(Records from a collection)
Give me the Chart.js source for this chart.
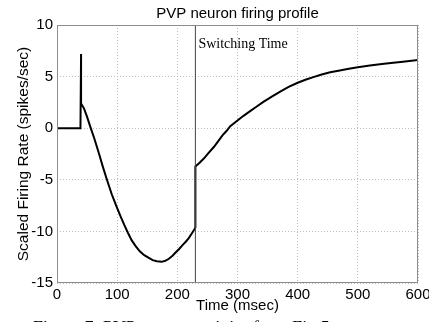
<!DOCTYPE html>
<html>
<head>
<meta charset="utf-8">
<script src="https://cdn.jsdelivr.net/npm/chart.js@4"></script>
<style>
  html, body { margin: 0; padding: 0; background: #fff; overflow: hidden; }
  #wrap { position: relative; width: 429px; height: 322px; }
  #caption { position: absolute; left: 33px; top: 318px; font: 18px "Liberation Serif", serif; color: #000; white-space: nowrap; }
</style>
</head>
<body>
<div id="wrap">
  <canvas id="grafico" width="429" height="322"></canvas>
  <div id="caption">Figure 7: PVP neuron activity from Fig 5</div>
</div>
<script>
// firing profile (time in msec, scaled rate)
const tiempos = [0, 39, 40, 40, 45, 50, 55, 62, 70, 76, 83, 91, 99, 106, 112, 118, 124, 131, 138, 145, 152, 159, 166, 174,
  180, 186, 192, 197, 203, 209, 214, 219, 224, 229, 230,
  230, 237, 244, 252, 261, 268, 275, 282, 288, 300, 310, 321, 332, 343, 357, 371, 385, 400, 413, 426, 440, 454, 470, 485,
  500, 520, 540, 555, 575, 600];
const tasas = [0, 0, 7.2, 2.4, 1.9, 1.1, 0.2, -1.0, -2.5, -3.7, -5.0, -6.4, -7.6, -8.6, -9.4, -10.15, -10.85, -11.45, -11.95, -12.3, -12.55, -12.78, -12.9, -12.95,
  -12.85, -12.65, -12.35, -12.05, -11.7, -11.3, -11.0, -10.65, -10.2, -9.75, -9.6,
  -3.7, -3.35, -2.94, -2.4, -1.8, -1.25, -0.7, -0.25, 0.2, 0.75, 1.2, 1.65, 2.1, 2.55, 3.05, 3.55, 4.0, 4.4, 4.7, 4.95, 5.2, 5.42, 5.6, 5.75,
  5.9, 6.07, 6.22, 6.32, 6.45, 6.6];
const tiempoCambio = 230;
const xTicks = [0, 100, 200, 300, 400, 500, 600];
const yTicks = [-15, -10, -5, 0, 5, 10];

const puntos = tiempos.map((t, i) => ({ x: t, y: tasas[i] }));
const fuente = '"Liberation Sans", Arial, sans-serif';

const marcoPlugin = {
  id: 'marco',
  afterDraw(chart) {
    const { ctx, chartArea: a, scales } = chart;
    ctx.save();
    ctx.strokeStyle = '#8c8c8c';
    ctx.lineWidth = 1;
    ctx.strokeRect(a.left + 0.5, a.top + 0.5, a.right - a.left - 1, a.bottom - a.top - 1);
    ctx.fillStyle = '#000';
    ctx.textBaseline = 'middle';
    // etiqueta del tiempo de cambio
    ctx.font = '14px "Liberation Serif", serif';
    ctx.fillText('Switching Time', scales.x.getPixelForValue(tiempoCambio) + 3, 44);
    // titulos
    ctx.textAlign = 'center';
    ctx.font = '15px ' + fuente;
    ctx.fillText('PVP neuron firing profile', (a.left + a.right) / 2, 14);
    ctx.fillText('Time (msec)', (a.left + a.right) / 2, 306);
    ctx.translate(24, (a.top + a.bottom) / 2);
    ctx.rotate(-Math.PI / 2);
    ctx.font = '15.5px ' + fuente;
    ctx.fillText('Scaled Firing Rate (spikes/sec)', 0, 0);
    ctx.restore();
  }
};

new Chart(document.getElementById('grafico').getContext('2d'), {
  type: 'scatter',
  data: {
    datasets: [
      {
        data: [{ x: tiempoCambio, y: -15 }, { x: tiempoCambio, y: 10 }],
        showLine: true,
        borderColor: '#444',
        borderWidth: 1,
        pointRadius: 0,
        tension: 0
      },
      {
        data: puntos,
        showLine: true,
        borderColor: '#000',
        borderWidth: 2,
        pointRadius: 0,
        tension: 0
      }
    ]
  },
  options: {
    responsive: false,
    animation: false,
    layout: { padding: { top: 25, right: 11, left: 0, bottom: 0 } },
    plugins: { legend: { display: false }, tooltip: { enabled: false }, title: { display: false } },
    scales: {
      x: {
        type: 'linear',
        min: 0,
        max: 600,
        afterBuildTicks: s => { s.ticks = xTicks.map(v => ({ value: v })); },
        afterFit: s => { s.height = 39; s.paddingLeft = 0; s.paddingRight = 0; },
        grid: { color: '#bdbdbd', drawTicks: false, tickLength: 0 },
        border: { display: false, dash: [1, 2] },
        ticks: { color: '#000', padding: 3, maxRotation: 0, font: { size: 15, family: fuente } }
      },
      y: {
        type: 'linear',
        min: -15,
        max: 10,
        afterBuildTicks: s => { s.ticks = yTicks.map(v => ({ value: v })); },
        afterFit: s => { s.width = 57; s.paddingTop = 0; s.paddingBottom = 0; },
        grid: { color: '#bdbdbd', drawTicks: false, tickLength: 0 },
        border: { display: false, dash: [1, 2] },
        ticks: { color: '#000', padding: 4, font: { size: 15, family: fuente } }
      }
    }
  },
  plugins: [marcoPlugin]
});
</script>
</body>
</html>
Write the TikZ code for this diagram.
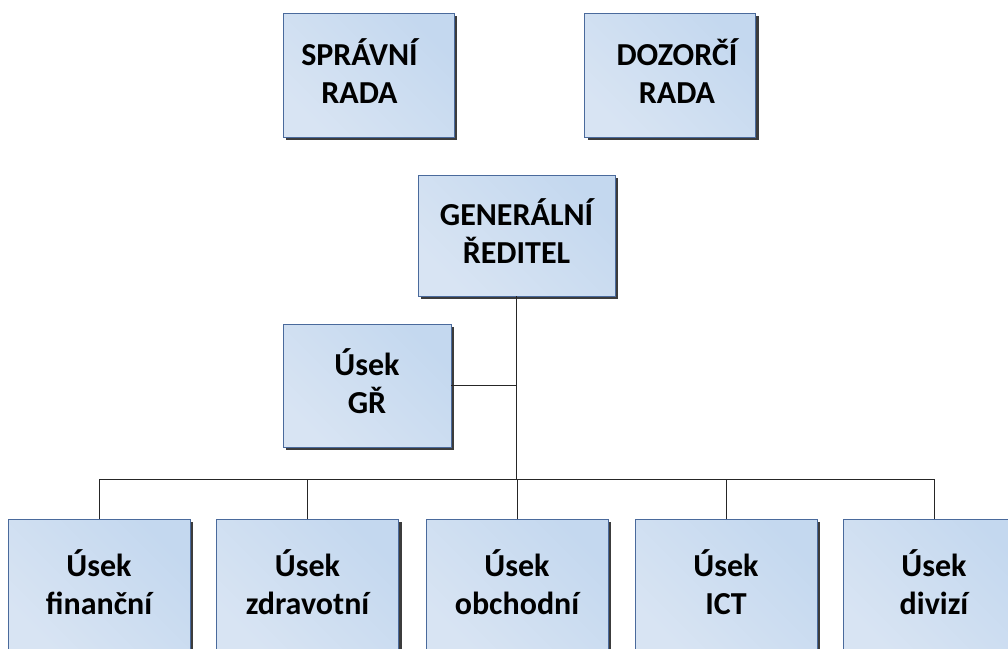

> _THE PROBLEM_
Reproduce all entries without any change, and omit the pictures.

> _RESPONSE FOR THIS EXERCISE_
Give me the Chart.js source for this chart.
<!DOCTYPE html>
<html>
<head>
<meta charset="utf-8">
<script src="https://cdn.jsdelivr.net/npm/chart.js@4"></script>
<style>
  html, body { margin: 0; padding: 0; background: #fff; overflow: hidden; }
  #wrap { position: relative; width: 429px; height: 322px; }
  #caption { position: absolute; left: 33px; top: 318px; font: 18px "Liberation Serif", serif; color: #000; white-space: nowrap; }
</style>
</head>
<body>
<div id="wrap">
  <canvas id="grafico" width="429" height="322"></canvas>
  <div id="caption">Figure 7: PVP neuron activity from Fig 5</div>
</div>
<script>
// firing profile (time in msec, scaled rate)
const tiempos = [0, 39, 40, 40, 45, 50, 55, 62, 70, 76, 83, 91, 99, 106, 112, 118, 124, 131, 138, 145, 152, 159, 166, 174,
  180, 186, 192, 197, 203, 209, 214, 219, 224, 229, 230,
  230, 237, 244, 252, 261, 268, 275, 282, 288, 300, 310, 321, 332, 343, 357, 371, 385, 400, 413, 426, 440, 454, 470, 485,
  500, 520, 540, 555, 575, 600];
const tasas = [0, 0, 7.2, 2.4, 1.9, 1.1, 0.2, -1.0, -2.5, -3.7, -5.0, -6.4, -7.6, -8.6, -9.4, -10.15, -10.85, -11.45, -11.95, -12.3, -12.55, -12.78, -12.9, -12.95,
  -12.85, -12.65, -12.35, -12.05, -11.7, -11.3, -11.0, -10.65, -10.2, -9.75, -9.6,
  -3.7, -3.35, -2.94, -2.4, -1.8, -1.25, -0.7, -0.25, 0.2, 0.75, 1.2, 1.65, 2.1, 2.55, 3.05, 3.55, 4.0, 4.4, 4.7, 4.95, 5.2, 5.42, 5.6, 5.75,
  5.9, 6.07, 6.22, 6.32, 6.45, 6.6];
const tiempoCambio = 230;
const xTicks = [0, 100, 200, 300, 400, 500, 600];
const yTicks = [-15, -10, -5, 0, 5, 10];

const puntos = tiempos.map((t, i) => ({ x: t, y: tasas[i] }));
const fuente = '"Liberation Sans", Arial, sans-serif';

const marcoPlugin = {
  id: 'marco',
  afterDraw(chart) {
    const { ctx, chartArea: a, scales } = chart;
    ctx.save();
    ctx.strokeStyle = '#8c8c8c';
    ctx.lineWidth = 1;
    ctx.strokeRect(a.left + 0.5, a.top + 0.5, a.right - a.left - 1, a.bottom - a.top - 1);
    ctx.fillStyle = '#000';
    ctx.textBaseline = 'middle';
    // etiqueta del tiempo de cambio
    ctx.font = '14px "Liberation Serif", serif';
    ctx.fillText('Switching Time', scales.x.getPixelForValue(tiempoCambio) + 3, 44);
    // titulos
    ctx.textAlign = 'center';
    ctx.font = '15px ' + fuente;
    ctx.fillText('PVP neuron firing profile', (a.left + a.right) / 2, 14);
    ctx.fillText('Time (msec)', (a.left + a.right) / 2, 306);
    ctx.translate(24, (a.top + a.bottom) / 2);
    ctx.rotate(-Math.PI / 2);
    ctx.font = '15.5px ' + fuente;
    ctx.fillText('Scaled Firing Rate (spikes/sec)', 0, 0);
    ctx.restore();
  }
};

new Chart(document.getElementById('grafico').getContext('2d'), {
  type: 'scatter',
  data: {
    datasets: [
      {
        data: [{ x: tiempoCambio, y: -15 }, { x: tiempoCambio, y: 10 }],
        showLine: true,
        borderColor: '#444',
        borderWidth: 1,
        pointRadius: 0,
        tension: 0
      },
      {
        data: puntos,
        showLine: true,
        borderColor: '#000',
        borderWidth: 2,
        pointRadius: 0,
        tension: 0
      }
    ]
  },
  options: {
    responsive: false,
    animation: false,
    layout: { padding: { top: 25, right: 11, left: 0, bottom: 0 } },
    plugins: { legend: { display: false }, tooltip: { enabled: false }, title: { display: false } },
    scales: {
      x: {
        type: 'linear',
        min: 0,
        max: 600,
        afterBuildTicks: s => { s.ticks = xTicks.map(v => ({ value: v })); },
        afterFit: s => { s.height = 39; s.paddingLeft = 0; s.paddingRight = 0; },
        grid: { color: '#bdbdbd', drawTicks: false, tickLength: 0 },
        border: { display: false, dash: [1, 2] },
        ticks: { color: '#000', padding: 3, maxRotation: 0, font: { size: 15, family: fuente } }
      },
      y: {
        type: 'linear',
        min: -15,
        max: 10,
        afterBuildTicks: s => { s.ticks = yTicks.map(v => ({ value: v })); },
        afterFit: s => { s.width = 57; s.paddingTop = 0; s.paddingBottom = 0; },
        grid: { color: '#bdbdbd', drawTicks: false, tickLength: 0 },
        border: { display: false, dash: [1, 2] },
        ticks: { color: '#000', padding: 4, font: { size: 15, family: fuente } }
      }
    }
  },
  plugins: [marcoPlugin]
});
</script>
</body>
</html>
Write the TikZ code for this diagram.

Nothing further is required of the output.